ʺПорой Я вспоминаю мудрёные слова, но что они значат, ни Я, ни Отец объяснить не берёмся. Де-но-ми-на-ция! Слово такое серьёзное, как молитва или чародейство какое-то. А вот ещё. Ге-но-цид! Это больше на название овоща похоже или травы. Ох уж эта трава… Вспомнил, аж зубы свело. Отец носит их пучками, даёт понюхать, попробывать, растирает на шее и грудине, оставляет надолго. Есть та, что успокаивает, есть та, от которой сердце стучит часто-часто. Хочется бегать, крушить и ломать, как нос того шмыги-сторожа. Эх, славно тогда приложил, вот бы ещё его раз встретить. Опять меня понесло, мысли скачут, не успеваю записывать. Отец говорит, что бить люд — зло. Какой ему интерес до мелкой мухи, что летает по комнате? Кто они? А кто мы с отцом! Они нас боятся и уважают, почести нам и поклоны. Сразу видно, что это так, грязь под ногой. А мух Я люблю. Охочусь на них только кисточкой хвоста, очень сложно, но азарт всего меня переполняет. Как же не хватает мяса. Устал, завтра напишу. ʺ

Захлопнул переплёт, стал обдумывать написанное. По всему выходило, что Химера, как ребёнок перенимал настроение, нрав и повадки отца. Жесток и самолюбец. Гордец. Но мне отчего-то было его жаль. Ведь попадись на его пути другой человек, добрый и мягкий, глядишь, не озлобилось бы так сердце. Сын, раб пороков своих родителей. Дед Тит так говорил. Мудрый человек. Как они там? Больше всего скучаю по Маменьке и сестрице. Папеньку и братьев почти не поминаю. Глянув наперёд, убедился в спокойной дороге, опять углубился в чтение.
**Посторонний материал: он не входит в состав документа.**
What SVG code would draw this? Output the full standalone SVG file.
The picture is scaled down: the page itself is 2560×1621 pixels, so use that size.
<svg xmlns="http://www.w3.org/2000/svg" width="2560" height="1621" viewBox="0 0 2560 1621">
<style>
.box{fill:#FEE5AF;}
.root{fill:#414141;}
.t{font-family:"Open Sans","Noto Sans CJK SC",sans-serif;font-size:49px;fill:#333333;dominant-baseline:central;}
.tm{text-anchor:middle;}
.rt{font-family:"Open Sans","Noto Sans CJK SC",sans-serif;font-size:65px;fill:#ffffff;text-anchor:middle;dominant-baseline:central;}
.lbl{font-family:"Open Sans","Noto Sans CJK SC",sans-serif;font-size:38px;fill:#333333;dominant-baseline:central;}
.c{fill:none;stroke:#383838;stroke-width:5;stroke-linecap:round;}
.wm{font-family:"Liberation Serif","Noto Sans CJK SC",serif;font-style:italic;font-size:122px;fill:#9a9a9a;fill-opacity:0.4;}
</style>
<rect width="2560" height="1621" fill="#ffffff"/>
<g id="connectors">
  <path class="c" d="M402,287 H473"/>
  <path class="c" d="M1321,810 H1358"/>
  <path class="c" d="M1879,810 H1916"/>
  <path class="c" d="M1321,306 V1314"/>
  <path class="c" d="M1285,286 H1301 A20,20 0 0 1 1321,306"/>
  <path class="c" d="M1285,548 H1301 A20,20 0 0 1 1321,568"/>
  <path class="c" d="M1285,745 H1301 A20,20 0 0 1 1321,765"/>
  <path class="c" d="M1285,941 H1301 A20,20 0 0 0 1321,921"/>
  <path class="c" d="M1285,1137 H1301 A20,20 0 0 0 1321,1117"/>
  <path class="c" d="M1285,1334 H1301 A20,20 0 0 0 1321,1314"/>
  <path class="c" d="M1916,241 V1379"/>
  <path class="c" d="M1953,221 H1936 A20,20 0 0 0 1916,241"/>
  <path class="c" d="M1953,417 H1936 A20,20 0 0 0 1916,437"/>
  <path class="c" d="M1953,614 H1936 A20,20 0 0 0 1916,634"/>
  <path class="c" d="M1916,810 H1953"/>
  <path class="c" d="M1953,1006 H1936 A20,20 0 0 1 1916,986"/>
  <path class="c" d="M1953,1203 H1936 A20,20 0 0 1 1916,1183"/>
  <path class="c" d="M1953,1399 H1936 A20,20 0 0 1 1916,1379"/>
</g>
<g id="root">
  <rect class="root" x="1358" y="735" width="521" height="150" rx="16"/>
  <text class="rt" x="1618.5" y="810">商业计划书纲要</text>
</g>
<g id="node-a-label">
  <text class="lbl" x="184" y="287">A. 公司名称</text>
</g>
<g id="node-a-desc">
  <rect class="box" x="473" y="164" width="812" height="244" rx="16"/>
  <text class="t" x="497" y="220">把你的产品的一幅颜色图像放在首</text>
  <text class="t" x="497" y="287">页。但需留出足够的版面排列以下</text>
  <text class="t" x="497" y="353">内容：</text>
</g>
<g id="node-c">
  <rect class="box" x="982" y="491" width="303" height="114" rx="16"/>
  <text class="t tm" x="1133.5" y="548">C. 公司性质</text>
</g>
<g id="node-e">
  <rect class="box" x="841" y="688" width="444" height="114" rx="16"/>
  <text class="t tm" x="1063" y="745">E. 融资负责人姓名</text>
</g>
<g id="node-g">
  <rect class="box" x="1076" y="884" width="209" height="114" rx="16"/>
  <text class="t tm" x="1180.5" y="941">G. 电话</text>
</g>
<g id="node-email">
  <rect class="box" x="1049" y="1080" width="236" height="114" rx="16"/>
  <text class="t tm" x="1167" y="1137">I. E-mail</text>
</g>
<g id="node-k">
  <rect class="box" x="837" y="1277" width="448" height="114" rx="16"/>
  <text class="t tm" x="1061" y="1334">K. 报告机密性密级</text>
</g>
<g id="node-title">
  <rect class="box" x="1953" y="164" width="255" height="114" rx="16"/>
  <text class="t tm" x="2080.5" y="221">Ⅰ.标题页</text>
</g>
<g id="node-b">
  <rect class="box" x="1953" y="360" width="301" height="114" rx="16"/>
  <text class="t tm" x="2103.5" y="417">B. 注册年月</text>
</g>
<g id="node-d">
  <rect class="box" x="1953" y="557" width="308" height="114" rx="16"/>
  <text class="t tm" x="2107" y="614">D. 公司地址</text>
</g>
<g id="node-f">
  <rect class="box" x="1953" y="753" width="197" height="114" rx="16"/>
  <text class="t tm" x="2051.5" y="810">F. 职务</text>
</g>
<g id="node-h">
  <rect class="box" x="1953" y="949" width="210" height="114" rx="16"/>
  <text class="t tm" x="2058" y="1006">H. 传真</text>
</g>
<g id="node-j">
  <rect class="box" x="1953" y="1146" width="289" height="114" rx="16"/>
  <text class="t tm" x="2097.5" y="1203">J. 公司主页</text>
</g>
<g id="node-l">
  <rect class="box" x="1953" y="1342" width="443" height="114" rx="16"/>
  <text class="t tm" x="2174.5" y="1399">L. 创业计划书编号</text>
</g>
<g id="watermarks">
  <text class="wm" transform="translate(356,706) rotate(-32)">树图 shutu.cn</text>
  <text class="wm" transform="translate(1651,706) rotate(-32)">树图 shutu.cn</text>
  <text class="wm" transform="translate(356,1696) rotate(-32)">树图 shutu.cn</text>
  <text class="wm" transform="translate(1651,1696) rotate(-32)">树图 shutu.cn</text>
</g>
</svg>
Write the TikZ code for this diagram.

ʺДень червёртыйʺ (четвёртый исправлено другой рукой)

ʺСкучно. Мухи кончились, а отец заболел. Ко мне ходит врачиха, баба толстая, с запахом. Такого Я ещё не нюхивал. Сначала пахла страхом и робостью. Очень приятно, потом, как пообвыклась, изменилась. Я вижу её насквозь, все потаённые желания, когда отбирает у меня слизь и чешуйки, что вылезли торчком, вытирает насухо ноги. Как у неё дрожат руки, и как закусывает губу. Очень волнительно. Не хочу, чтобы она уходила. С ней становится жарко. Обед принёс сторож, второй караулил у входа. Тоже страх и новое чувство, липкое как пот, вижу, как скрипят зубами, когда стискивают в гримасе лицо. Я не знаю, что это такое, надо спросить у отца. Но мне хорошо от этого. Опять нет мяса, Я зол. Много хожу по комнате, часто подхожу к двери и ловлю запахи, что доносит ветер. Там свобода, там новые возможности. Но отец запрещает пока выходить, говорит, ещё не время. Почему пальцев девять? Шесть на правой руке и три на левой? Отчего торчат пеньки, где должны быть пальцы? Куда они пропали? Где Я их потерял? Одни вопросы, они злят, Я так мало знаю. Спрошу врачиху завтра. Она ответитʺ.

— Тпрру-у. Чего там они встали-то? — вопрошал Петро.

И вправду, на дороге застыли две фигуры Следопытов в странной стойке. Я быстро переключил зрение: от головы каждого из воя шли синие линии, что дугой уходили влево от дороги. Я нашел глазами Олега и махнул ему рукой.

— Что там, Бос?

— Кто-то морок нагнал и волю им свою навязал, они не шелохнуться. Сам чародей в лесу, по левую руку.

— Марук, скорее беги сюда! Бери синий огонь, Босик покажет, где Вдовья плакальщица лежит. Вы вдвоём пойдёте… Остальные Вас задержат и только её сильнее сделают. Кидай под брюхо, так жвала хоть сбережем. Жаль, конечно, желчь и пузыри, но лучше так, чем пол отряда положить.